#### Work required
Filter the entries, keeping every line with the word "that".

#### Given records

Start

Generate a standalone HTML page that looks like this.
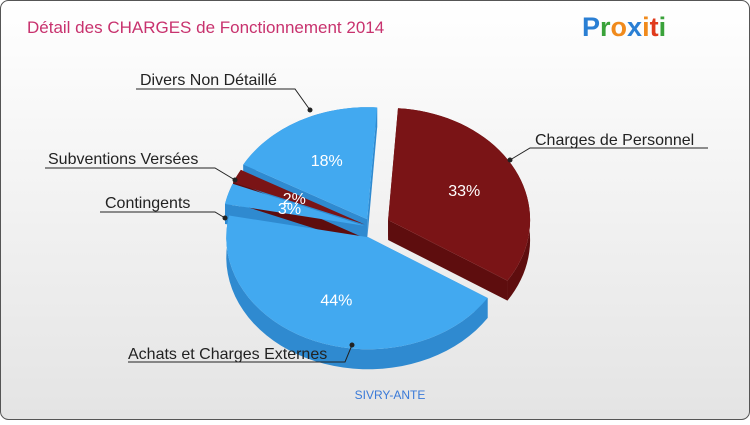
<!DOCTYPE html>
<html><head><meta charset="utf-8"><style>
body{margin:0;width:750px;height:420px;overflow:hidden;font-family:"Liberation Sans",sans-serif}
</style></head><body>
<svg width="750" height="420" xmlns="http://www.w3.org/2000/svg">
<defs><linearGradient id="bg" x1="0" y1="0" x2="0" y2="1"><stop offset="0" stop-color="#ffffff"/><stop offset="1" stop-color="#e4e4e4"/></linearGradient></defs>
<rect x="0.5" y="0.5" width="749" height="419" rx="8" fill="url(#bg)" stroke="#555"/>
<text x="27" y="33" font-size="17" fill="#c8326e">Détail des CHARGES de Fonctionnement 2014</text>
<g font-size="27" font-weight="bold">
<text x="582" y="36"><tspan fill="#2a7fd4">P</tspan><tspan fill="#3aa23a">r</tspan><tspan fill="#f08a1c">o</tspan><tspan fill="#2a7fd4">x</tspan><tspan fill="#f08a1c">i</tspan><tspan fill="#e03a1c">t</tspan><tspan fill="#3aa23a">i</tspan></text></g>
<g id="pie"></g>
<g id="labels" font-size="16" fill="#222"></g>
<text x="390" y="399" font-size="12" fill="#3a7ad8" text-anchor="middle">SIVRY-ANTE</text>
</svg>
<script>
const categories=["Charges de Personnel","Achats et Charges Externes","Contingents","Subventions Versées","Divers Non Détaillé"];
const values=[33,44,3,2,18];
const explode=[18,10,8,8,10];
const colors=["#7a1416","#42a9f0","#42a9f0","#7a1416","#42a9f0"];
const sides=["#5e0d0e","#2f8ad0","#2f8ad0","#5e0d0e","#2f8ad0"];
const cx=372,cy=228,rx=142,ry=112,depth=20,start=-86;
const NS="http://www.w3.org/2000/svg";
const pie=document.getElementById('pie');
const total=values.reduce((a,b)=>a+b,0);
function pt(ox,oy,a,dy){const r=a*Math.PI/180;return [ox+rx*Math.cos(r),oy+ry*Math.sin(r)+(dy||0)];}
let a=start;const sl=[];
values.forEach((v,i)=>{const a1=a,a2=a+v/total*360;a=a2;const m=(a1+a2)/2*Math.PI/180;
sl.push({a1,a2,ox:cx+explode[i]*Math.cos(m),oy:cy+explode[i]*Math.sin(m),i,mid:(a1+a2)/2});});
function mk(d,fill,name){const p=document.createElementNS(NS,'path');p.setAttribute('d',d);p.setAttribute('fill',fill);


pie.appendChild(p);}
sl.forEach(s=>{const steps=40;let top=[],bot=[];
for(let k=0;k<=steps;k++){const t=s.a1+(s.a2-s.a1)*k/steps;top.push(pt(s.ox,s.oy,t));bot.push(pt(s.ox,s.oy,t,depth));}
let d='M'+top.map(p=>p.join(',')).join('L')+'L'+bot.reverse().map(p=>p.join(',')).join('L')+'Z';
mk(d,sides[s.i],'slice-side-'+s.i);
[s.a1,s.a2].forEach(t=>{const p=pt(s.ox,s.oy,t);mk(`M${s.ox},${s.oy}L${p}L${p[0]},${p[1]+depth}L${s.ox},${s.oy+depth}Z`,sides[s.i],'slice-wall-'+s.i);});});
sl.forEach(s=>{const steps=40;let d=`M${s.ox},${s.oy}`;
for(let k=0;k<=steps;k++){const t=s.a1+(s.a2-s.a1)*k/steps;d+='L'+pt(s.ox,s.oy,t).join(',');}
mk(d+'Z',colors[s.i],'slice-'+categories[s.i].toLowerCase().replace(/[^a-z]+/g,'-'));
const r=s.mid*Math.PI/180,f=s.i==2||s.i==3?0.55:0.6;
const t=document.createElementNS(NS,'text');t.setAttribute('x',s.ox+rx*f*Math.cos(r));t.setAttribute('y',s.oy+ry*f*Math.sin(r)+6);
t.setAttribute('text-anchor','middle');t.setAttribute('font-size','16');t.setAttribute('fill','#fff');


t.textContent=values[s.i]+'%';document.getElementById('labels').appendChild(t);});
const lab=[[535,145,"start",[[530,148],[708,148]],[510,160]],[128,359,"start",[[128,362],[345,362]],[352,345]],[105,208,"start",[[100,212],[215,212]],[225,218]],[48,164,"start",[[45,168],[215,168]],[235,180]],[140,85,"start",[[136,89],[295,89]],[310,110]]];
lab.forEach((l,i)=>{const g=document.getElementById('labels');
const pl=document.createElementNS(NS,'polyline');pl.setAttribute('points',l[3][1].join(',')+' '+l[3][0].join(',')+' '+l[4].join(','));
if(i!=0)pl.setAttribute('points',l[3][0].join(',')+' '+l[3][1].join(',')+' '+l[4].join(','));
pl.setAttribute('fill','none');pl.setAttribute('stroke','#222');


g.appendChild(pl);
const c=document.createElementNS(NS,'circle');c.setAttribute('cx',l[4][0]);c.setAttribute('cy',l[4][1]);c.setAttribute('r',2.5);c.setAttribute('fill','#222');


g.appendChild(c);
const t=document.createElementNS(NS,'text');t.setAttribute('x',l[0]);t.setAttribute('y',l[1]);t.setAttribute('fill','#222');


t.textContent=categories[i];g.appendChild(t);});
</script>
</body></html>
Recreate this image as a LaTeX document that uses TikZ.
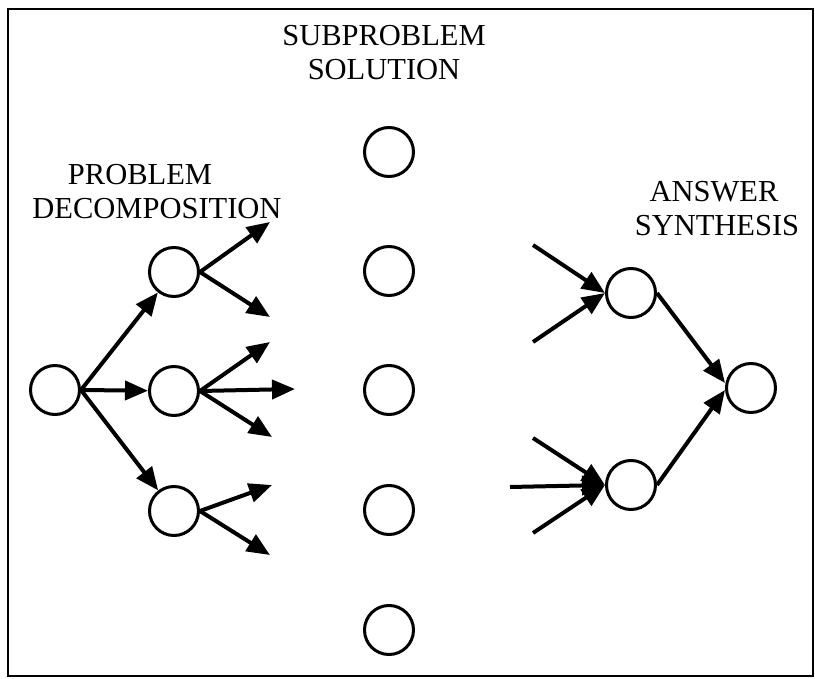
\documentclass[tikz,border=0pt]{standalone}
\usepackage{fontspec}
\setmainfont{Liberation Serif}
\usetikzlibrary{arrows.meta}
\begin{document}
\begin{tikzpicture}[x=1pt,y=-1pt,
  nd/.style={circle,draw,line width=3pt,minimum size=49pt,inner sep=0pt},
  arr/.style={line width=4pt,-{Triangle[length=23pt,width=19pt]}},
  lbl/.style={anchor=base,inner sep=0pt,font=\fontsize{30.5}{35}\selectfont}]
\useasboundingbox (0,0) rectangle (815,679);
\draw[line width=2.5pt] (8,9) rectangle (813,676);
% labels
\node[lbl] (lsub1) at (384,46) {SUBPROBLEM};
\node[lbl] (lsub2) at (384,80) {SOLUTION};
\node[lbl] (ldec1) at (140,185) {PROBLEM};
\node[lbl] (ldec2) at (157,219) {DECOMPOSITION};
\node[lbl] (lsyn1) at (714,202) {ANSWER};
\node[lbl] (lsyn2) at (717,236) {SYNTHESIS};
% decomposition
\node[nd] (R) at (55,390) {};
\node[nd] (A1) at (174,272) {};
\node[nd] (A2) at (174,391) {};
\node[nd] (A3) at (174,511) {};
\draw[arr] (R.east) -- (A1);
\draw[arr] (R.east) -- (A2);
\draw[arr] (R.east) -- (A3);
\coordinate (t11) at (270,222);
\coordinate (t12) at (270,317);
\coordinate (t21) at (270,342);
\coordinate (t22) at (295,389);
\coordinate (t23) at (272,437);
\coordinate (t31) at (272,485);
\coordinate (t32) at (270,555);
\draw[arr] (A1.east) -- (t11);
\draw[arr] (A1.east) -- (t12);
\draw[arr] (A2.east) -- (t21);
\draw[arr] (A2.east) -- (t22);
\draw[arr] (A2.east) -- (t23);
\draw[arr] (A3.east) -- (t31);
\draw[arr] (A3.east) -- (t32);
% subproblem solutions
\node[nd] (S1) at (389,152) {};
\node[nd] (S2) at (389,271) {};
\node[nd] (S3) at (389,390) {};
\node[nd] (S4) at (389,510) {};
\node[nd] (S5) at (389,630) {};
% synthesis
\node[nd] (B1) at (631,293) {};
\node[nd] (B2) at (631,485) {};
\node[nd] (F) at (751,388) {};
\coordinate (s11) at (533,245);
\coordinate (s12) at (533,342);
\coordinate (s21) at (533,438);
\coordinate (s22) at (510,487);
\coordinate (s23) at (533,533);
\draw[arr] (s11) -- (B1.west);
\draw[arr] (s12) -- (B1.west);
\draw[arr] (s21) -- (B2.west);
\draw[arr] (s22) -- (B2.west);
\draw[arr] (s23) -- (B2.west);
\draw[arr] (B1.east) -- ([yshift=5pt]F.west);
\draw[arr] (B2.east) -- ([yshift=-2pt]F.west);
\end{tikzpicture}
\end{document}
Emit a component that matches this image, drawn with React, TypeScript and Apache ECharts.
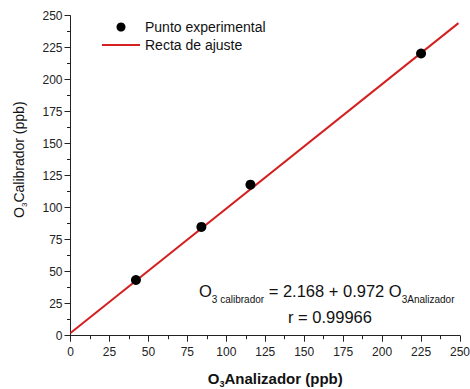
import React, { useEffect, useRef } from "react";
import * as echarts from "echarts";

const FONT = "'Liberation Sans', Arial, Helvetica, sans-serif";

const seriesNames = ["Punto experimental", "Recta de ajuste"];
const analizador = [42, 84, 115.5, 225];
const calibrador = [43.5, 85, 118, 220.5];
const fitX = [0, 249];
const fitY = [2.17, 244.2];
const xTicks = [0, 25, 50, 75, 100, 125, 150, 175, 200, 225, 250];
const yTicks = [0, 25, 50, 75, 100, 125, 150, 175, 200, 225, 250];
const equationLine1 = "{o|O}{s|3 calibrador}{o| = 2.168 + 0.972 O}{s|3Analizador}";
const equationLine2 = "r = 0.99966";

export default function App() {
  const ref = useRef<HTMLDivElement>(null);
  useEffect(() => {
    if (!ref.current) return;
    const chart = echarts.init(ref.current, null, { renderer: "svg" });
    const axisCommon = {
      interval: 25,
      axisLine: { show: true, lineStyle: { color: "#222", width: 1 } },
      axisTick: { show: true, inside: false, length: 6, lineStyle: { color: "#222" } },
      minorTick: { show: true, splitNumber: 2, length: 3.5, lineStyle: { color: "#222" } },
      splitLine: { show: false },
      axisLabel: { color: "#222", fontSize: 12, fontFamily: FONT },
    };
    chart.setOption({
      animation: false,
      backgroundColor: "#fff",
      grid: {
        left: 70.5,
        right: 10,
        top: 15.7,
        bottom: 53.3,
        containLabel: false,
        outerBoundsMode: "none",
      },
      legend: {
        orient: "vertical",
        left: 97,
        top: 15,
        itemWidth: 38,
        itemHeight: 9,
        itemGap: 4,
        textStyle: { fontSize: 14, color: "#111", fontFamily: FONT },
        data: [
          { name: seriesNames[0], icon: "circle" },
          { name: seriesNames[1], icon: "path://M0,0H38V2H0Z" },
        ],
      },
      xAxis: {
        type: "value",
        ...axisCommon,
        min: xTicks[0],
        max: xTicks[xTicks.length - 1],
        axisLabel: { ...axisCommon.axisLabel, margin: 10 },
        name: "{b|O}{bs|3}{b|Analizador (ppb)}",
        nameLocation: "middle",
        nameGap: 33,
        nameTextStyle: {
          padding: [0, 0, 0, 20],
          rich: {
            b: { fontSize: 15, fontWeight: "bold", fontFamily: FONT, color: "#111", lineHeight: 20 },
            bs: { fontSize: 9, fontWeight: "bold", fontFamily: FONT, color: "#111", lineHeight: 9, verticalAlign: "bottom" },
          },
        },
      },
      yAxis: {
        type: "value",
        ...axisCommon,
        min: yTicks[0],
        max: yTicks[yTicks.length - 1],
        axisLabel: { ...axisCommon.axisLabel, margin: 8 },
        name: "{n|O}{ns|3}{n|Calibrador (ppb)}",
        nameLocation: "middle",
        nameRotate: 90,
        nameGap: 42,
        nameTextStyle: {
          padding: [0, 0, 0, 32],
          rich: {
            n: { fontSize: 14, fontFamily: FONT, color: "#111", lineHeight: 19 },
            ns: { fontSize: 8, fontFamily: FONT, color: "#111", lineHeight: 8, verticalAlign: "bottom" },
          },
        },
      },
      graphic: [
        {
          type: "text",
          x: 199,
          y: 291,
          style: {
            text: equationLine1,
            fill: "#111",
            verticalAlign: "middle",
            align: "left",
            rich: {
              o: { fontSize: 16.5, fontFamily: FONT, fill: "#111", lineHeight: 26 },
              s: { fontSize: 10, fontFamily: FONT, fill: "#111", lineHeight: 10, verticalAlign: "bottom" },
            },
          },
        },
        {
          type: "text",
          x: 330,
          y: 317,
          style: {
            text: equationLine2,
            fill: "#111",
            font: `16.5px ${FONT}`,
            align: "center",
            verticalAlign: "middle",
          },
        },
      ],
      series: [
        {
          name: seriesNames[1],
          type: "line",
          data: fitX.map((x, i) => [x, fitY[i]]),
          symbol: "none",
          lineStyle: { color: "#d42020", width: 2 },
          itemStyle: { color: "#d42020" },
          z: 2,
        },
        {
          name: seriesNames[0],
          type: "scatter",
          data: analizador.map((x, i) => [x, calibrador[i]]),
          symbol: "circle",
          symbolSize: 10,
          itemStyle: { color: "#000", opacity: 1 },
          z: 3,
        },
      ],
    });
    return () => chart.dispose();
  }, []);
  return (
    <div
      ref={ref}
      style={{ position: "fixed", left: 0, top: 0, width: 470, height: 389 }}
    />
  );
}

End

#### Written reply
Generate a standalone HTML page that looks like this.
Recreate this image as a LaTeX document that uses TikZ.
Emit a component that matches this image, drawn with React, TypeScript and Apache ECharts.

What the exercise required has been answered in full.